Nous avons les échos de jeunes sur le terrain qui disent être victimes de harcèlement. Nous pouvons dire que les contrôles au faciès ont augmenté à partir des chiffres de garde à vue. Mais la difficulté est qu’il n’y a aucune trace de contrôle, aucun ticket de contrôle qui permette une discussion. C’est pour cette raison que nous avions décidé, en 2009, de faire cette étude avec le CNRS, qui ne soit plus qualitative mais quantitative.
- Comment Open Society est-elle impliquée dans la mobilisation des avocats contre les contrôles au faciès ?

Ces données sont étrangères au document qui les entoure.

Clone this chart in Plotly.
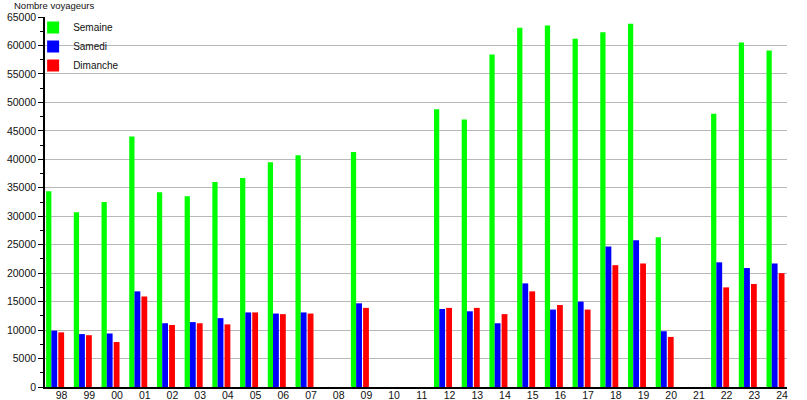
import plotly.graph_objects as go

years = ["98", "99", "00", "01", "02", "03", "04", "05", "06", "07", "08", "09", "10",
         "11", "12", "13", "14", "15", "16", "17", "18", "19", "20", "21", "22", "23", "24"]
semaine = [34400, 30700, 32500, 44000, 34200, 33500, 36000, 36700, 39500, 40700, None, 41300, None,
           None, 48800, 47000, 58400, 63100, 63500, 61200, 62300, 63800, 26300, None, 48000, 60500, 59100]
samedi = [9900, 9300, 9400, 16800, 11200, 11400, 12100, 13100, 12900, 13100, None, 14700, None,
          None, 13700, 13300, 11200, 18200, 13600, 15000, 24700, 25800, 9800, None, 21900, 20900, 21700]
dimanche = [9600, 9100, 7900, 15900, 10900, 11200, 11000, 13100, 12800, 12900, None, 13900, None,
            None, 13900, 13900, 12800, 16800, 14400, 13600, 21400, 21700, 8800, None, 17500, 18100, 20000]

series = [("Semaine", semaine, "#00ff00", -0.56, 0.19),
          ("Samedi", samedi, "#0000ff", -0.37, 0.21),
          ("Dimanche", dimanche, "#ff0000", -0.12, 0.21)]

FONT = "Liberation Sans, Arial, sans-serif"

fig = go.Figure()
for name, vals, col, off, w in series:
    fig.add_trace(go.Bar(x=years, y=vals, name=name, marker=dict(color=col, line=dict(width=0)),
                         offset=off, width=w))

fig.update_layout(
    width=807, height=400,
    margin=dict(l=45, r=20, t=17, b=13, autoexpand=False),
    paper_bgcolor="white", plot_bgcolor="white",
    barmode="overlay",
    showlegend=True,
    font=dict(family=FONT, size=10, color="#111111"),
    legend=dict(x=-0.016, y=1.011, xanchor="left", yanchor="top",
                bgcolor="rgba(0,0,0,0)", font=dict(size=10, color="#111111"),
                itemwidth=30, tracegroupgap=0),
    xaxis=dict(type="category", range=[-0.6, 26.18], showgrid=False, ticks="",
               showline=True, linecolor="black", linewidth=1.5, automargin=False,
               ticklabelstandoff=-2,
               tickfont=dict(size=10.5, color="#111111"), fixedrange=True),
    yaxis=dict(range=[0, 65000], dtick=5000, tick0=0, showgrid=True, gridcolor="#b8b8b8",
               gridwidth=1, zeroline=False, showline=True, linecolor="black", linewidth=1.5,
               ticks="outside", ticklen=5, tickcolor="black", tickwidth=1,
               minor=dict(dtick=2500, ticks="outside", ticklen=3, tickcolor="black", showgrid=False),
               tickfont=dict(size=10.5, color="#111111"), automargin=False, tickformat="d"),
    annotations=[dict(text="Nombre voyageurs", xref="paper", yref="paper",
                      x=-0.045, y=1.031, xanchor="left", yanchor="middle", showarrow=False,
                      font=dict(size=9.5, color="#111111"))],
)

fig.write_html("out.html", config={"displayModeBar": False},
               post_script="document.body.style.margin='0px';document.body.style.padding='0px';")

C’est un long travail collectif. Nous étions d’accord avec le Syndicat des avocats de France pour dire qu’il y avait un problème et que nous voulions trouver une manière de mener une action en justice. Nous nous sommes rapprochés du constitutionnaliste Dominique Rousseau pour réfléchir sur le sujet. Il a rédigé un mémo qui sera joint aux questions prioritaires de constitutionnalité que soulèveront les avocats dans les jours à venir. Open Society a également rédigé un mémo, reprenant le résultat de nos études.
- Quelles seraient les solutions à ces discriminations ?
Commençons par amender la législation pour en finir avec ces contrôles abusifs. Nous appelons également de nos vœux la création d’un organe de contrôle indépendant. Il existe bien la Commission nationale de déontologie et de sécurité, mais elle se confond avec le défenseur des droits. Il faudrait une commission renforcée, avec un pouvoir de sanction. Marie-George Buffet a déposé une proposition de loi pour la création d’un comité national d’éthique de la sécurité, qui a déjà été approuvée par des dizaines de députés. Enfin, il faudrait pouvoir fournir aux personnes contrôlées un formulaire avec la date, l’heure, le lieu, le motif et le résultat du contrôle.